* Work to be completed *
Reproduce nothing but the lines from the start of the material through the line that includes "Arial, Helvetica, sans-serif';", both ends included, and omit every picture.

* Data section *
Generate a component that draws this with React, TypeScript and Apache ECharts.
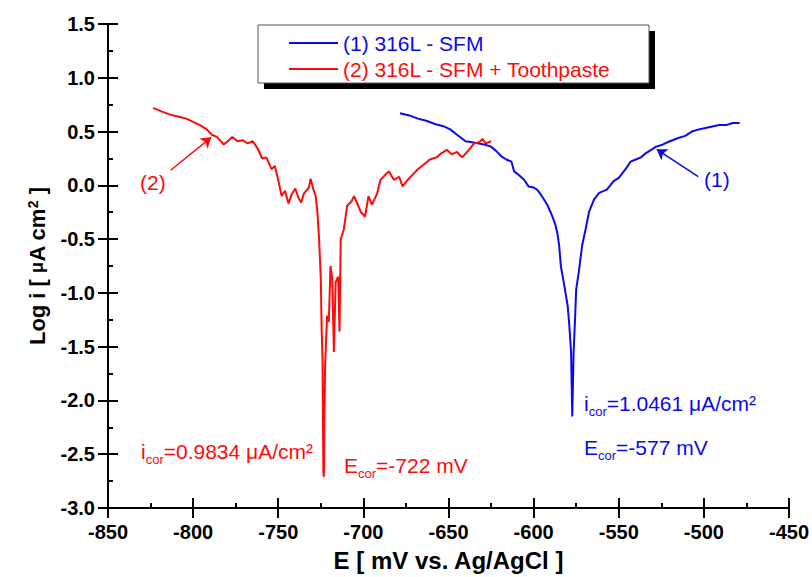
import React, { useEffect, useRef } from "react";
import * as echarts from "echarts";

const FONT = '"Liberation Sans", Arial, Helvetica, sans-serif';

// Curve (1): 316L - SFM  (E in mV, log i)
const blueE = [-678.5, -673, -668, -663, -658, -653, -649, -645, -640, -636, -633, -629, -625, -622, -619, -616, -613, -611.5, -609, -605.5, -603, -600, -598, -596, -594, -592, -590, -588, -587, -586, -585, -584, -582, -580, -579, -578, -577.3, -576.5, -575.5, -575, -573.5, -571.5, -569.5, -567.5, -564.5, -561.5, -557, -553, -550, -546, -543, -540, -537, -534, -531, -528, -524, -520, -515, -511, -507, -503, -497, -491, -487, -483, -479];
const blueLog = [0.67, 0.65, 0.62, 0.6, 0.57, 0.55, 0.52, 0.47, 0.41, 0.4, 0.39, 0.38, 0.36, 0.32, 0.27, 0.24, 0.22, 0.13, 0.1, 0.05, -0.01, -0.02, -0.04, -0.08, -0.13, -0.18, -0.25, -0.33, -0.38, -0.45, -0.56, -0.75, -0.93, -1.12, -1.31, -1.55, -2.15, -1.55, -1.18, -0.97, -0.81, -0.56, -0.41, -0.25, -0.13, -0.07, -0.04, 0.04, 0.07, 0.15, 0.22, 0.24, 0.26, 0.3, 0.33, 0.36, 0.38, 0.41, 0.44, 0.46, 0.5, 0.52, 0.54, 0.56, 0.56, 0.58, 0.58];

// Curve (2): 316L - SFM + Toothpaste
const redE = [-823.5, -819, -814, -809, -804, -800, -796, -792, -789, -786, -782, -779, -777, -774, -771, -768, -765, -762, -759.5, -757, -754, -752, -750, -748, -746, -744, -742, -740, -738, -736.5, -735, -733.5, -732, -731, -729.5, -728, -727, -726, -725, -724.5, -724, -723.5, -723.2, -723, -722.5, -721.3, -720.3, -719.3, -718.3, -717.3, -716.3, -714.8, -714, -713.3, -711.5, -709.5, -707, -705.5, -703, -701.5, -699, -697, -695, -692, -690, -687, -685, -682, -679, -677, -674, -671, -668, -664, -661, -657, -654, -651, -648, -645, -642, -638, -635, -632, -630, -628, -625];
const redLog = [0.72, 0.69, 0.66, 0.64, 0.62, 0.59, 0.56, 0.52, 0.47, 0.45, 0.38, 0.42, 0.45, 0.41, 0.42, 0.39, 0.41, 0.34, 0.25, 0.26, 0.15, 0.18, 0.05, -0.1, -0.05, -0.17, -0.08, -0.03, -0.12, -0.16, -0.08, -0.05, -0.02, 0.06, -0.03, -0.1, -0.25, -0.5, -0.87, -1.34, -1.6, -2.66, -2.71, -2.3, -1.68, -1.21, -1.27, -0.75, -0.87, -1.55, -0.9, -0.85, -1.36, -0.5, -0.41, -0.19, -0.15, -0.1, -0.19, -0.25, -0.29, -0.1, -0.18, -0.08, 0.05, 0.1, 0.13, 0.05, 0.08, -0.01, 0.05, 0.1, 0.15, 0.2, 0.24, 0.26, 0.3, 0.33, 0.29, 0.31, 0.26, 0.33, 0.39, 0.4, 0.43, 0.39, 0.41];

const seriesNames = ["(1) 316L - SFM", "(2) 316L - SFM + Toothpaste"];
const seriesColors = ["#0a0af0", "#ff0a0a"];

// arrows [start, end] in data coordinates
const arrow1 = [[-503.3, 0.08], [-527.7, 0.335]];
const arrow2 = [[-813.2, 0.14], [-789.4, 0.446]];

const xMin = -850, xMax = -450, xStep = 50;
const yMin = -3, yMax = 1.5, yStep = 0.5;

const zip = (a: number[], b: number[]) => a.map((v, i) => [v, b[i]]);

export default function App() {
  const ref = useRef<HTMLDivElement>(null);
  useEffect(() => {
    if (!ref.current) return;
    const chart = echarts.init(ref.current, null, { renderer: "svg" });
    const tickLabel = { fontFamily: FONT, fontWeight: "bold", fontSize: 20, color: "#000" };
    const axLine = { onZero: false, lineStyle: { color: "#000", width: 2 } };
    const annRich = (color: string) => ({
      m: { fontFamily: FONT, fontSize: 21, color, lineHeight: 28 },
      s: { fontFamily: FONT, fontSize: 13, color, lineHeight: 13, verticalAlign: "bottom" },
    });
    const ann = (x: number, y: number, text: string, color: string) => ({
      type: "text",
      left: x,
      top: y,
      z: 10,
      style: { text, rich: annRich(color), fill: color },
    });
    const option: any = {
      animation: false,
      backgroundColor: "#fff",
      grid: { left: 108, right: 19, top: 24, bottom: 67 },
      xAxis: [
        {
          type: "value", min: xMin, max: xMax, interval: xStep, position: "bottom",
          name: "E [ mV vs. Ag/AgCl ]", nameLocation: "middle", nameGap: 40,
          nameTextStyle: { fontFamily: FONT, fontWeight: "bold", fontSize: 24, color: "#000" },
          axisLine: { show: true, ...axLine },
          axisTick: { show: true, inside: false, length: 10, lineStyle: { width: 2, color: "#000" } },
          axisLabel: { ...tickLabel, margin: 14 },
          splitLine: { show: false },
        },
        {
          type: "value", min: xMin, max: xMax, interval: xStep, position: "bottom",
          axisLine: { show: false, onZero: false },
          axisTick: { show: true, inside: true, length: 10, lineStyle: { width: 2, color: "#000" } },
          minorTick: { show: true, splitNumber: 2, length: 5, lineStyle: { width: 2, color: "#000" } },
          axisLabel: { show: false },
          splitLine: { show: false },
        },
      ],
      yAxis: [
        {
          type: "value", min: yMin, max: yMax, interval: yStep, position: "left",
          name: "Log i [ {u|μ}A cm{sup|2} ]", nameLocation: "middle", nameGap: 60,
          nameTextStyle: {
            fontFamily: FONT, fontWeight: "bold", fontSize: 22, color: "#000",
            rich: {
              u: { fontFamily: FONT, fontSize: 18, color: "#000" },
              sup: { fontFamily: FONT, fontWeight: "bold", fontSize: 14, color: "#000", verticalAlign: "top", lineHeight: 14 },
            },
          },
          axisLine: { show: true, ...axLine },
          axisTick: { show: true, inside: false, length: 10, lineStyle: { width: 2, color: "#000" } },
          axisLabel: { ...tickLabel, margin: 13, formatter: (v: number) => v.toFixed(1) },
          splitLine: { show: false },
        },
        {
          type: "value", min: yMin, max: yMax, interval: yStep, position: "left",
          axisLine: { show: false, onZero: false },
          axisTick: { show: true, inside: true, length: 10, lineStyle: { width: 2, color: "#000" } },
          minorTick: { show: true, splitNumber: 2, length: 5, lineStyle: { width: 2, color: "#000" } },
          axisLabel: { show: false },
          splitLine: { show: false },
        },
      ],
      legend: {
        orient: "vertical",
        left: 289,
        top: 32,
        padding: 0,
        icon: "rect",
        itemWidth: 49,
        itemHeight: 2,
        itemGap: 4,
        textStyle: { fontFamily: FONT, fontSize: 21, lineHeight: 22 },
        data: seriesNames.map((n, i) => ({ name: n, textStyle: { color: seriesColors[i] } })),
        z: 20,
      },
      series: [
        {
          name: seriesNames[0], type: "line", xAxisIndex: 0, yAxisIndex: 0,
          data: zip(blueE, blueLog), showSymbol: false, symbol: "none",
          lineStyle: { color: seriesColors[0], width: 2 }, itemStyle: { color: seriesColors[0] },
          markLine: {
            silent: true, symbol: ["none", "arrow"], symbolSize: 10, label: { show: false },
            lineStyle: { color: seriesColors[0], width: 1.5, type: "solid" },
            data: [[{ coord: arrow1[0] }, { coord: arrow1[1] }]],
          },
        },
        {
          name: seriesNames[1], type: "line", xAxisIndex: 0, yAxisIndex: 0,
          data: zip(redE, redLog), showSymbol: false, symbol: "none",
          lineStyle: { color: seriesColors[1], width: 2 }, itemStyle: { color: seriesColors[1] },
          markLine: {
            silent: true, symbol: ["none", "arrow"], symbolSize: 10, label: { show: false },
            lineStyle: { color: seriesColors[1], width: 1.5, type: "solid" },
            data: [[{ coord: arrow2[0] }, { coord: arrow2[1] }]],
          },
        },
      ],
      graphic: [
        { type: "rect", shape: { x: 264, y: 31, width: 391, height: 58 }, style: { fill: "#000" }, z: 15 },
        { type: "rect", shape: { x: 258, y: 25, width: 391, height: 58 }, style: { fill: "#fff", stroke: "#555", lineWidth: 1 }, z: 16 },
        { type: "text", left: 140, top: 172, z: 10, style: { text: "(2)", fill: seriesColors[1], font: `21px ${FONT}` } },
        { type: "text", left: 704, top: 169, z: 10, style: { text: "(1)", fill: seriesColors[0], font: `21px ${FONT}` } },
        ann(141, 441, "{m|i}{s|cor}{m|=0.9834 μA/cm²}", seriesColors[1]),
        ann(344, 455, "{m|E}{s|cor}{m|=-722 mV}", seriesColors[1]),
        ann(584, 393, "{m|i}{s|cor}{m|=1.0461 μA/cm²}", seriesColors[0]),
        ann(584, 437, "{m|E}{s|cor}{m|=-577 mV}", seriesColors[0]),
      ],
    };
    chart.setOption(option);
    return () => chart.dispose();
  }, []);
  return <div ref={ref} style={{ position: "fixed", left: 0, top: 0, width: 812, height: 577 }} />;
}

* In response *
Generate a component that draws this with React, TypeScript and Apache ECharts.
import React, { useEffect, useRef } from "react";
import * as echarts from "echarts";

const FONT = '"Liberation Sans", Arial, Helvetica, sans-serif';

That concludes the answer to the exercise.